Foto: Bernhard Langs "Re:igen" im Rokokotheater des Schwetzinger Schlosses © SWR
Text:Frieder Reininghaus, am 27. April 2014
Knappe 15 Takte Ouverture unter dem durchaus angemessenen Titel „Zwielicht“ führen zum Rencontre, das durchaus sinnbildlich auf einem schlecht beleuchteten Weg am Kanal stattfindet. Der potente, aber finanziell klamme Polizist, der in Michael Sturmingers Text-Kondensat Franz heißt, trifft auf Manuela. In gut verständlichen kurzen Sätzen, die fast durchweg repetiert (und dabei mehr oder minder merklich variiert) werden, entrollt sich die „Komödie“ von 1897 mit nervöser Konsequenz: Der Reigen der überwiegend flüchtigen erotisch-sexuellen Beziehungen. Bevorzugt gedoppelt oder noch häufiger wiederholt werden Fragen, die oft keine sind: „Worauf sollen wir warten?“ – „Wohnst du weit?“ Dem sekundieren knappe musikalische Motive oder zwei- bzw. drei tönige Musikpartikel, die ebenfalls vervielfacht werden. Die Dialoge der punktuellen Beziehungen sagen viel über asymmetrische und deformierte Verhältnisse der Geschlechter zueinander aus.
Der Arzt und Autor Schnitzler ließ an der voyeuristisch zu goutierenden Mechanik des Puderns überhaupt nicht teilhaben. Anders Georges Delnon. Der Schwetzinger Auftraggeber und Regisseur drehte nach einer seit den 80er Jahren probaten Regiepraxis die klassische Anordnung von Bühne und Parkett um. Er beorderte die Zuschauer also dorthin, wo sonst die Akteure tätig sind, die Mitglieder des RSO Stuttgart und der SWR-Big Band hingegen in die Logen. Zwischen einem Dutzend Monitoren im Parkett, die erlesene Bildfolgen daher- und dahinflimmern, versieht eine Matratze in wechselnden Positionen ihren Dienst fürs Immergleiche in zehn Varianten. Die elfte gibt’s vorab, als wüsste man nicht, worum es hier geht (ein unbekleidetes Pärchen führt es im Hintergrund exemplarisch vor).
Der Komponist kreierte aus dem einst heiß umstrittenen „Reigen“ polyglotte Theater-Musik, diskursiv oder ‚beredt’. Seine Schreibweise verweist auf den französischen Philosophen Gilles Deleuze. Indem sie die theatralen Subjekte dekonstruiert, bringt sie die Erzählformen durch die Repetitionen zum Stottern. Zugleich reagiert die mit elektronischen Mitteln operierende Komposition auf mediale Muster, die die Wahrnehmung der althergebrachten Wiederholung als zugleich kommunikatives und ästhetisches Mittel ins Bewusstsein heben. Für einen Hauch Nostalgie sorgen Bezugnahmen auf „Halbseidenes“ aus älterer Unterhaltungsmusik – tändelnder Cha-Cha-Cha-Anschub oder Anklang an die Hammondorgel.
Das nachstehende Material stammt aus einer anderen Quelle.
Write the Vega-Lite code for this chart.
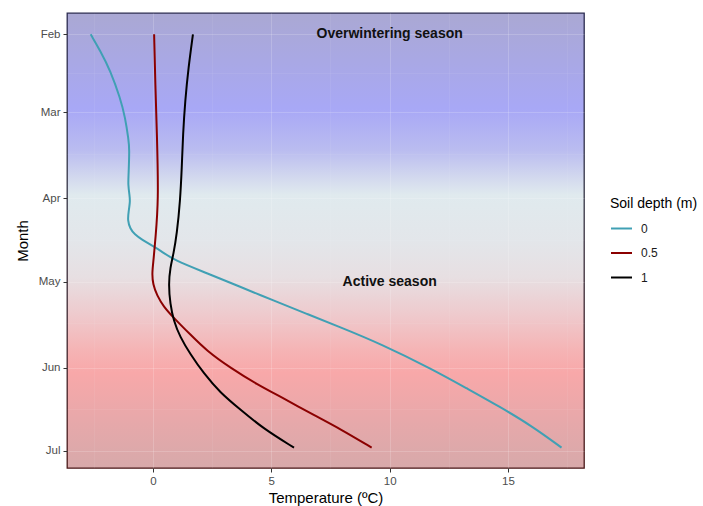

In der partiellen Sparsamkeit der Mittel zeichnet sich die „Reigen“-Musik von Lang gegenüber der von Fabio Vacchi (Florenz 1982) und Philippe Boesmans (Brüssel 1993) positiv aus. Almerija Delic als Repräsentantin des Straßenstrichs und Cornel Frey als schäbiger Freier eröffnen den Reigen, bei dem sich Clara Melonie als durchaus willentliches Haus- und Schulmädchen profiliert sowie Kai-Uwe Fahnert als grotesk moralisierender Ehemann und zum Doppelschlag nicht aufgelegter melancholischer Privatier. Mit seinen unterschiedlichen verbalen Verpackungen und Verbiegungen, Entblößungs- und Direktheitsgraden ist dieser neue „Rei:gen“ eine bemerkenswerte Fortschreibung des „Theaters der Wiederholungen“.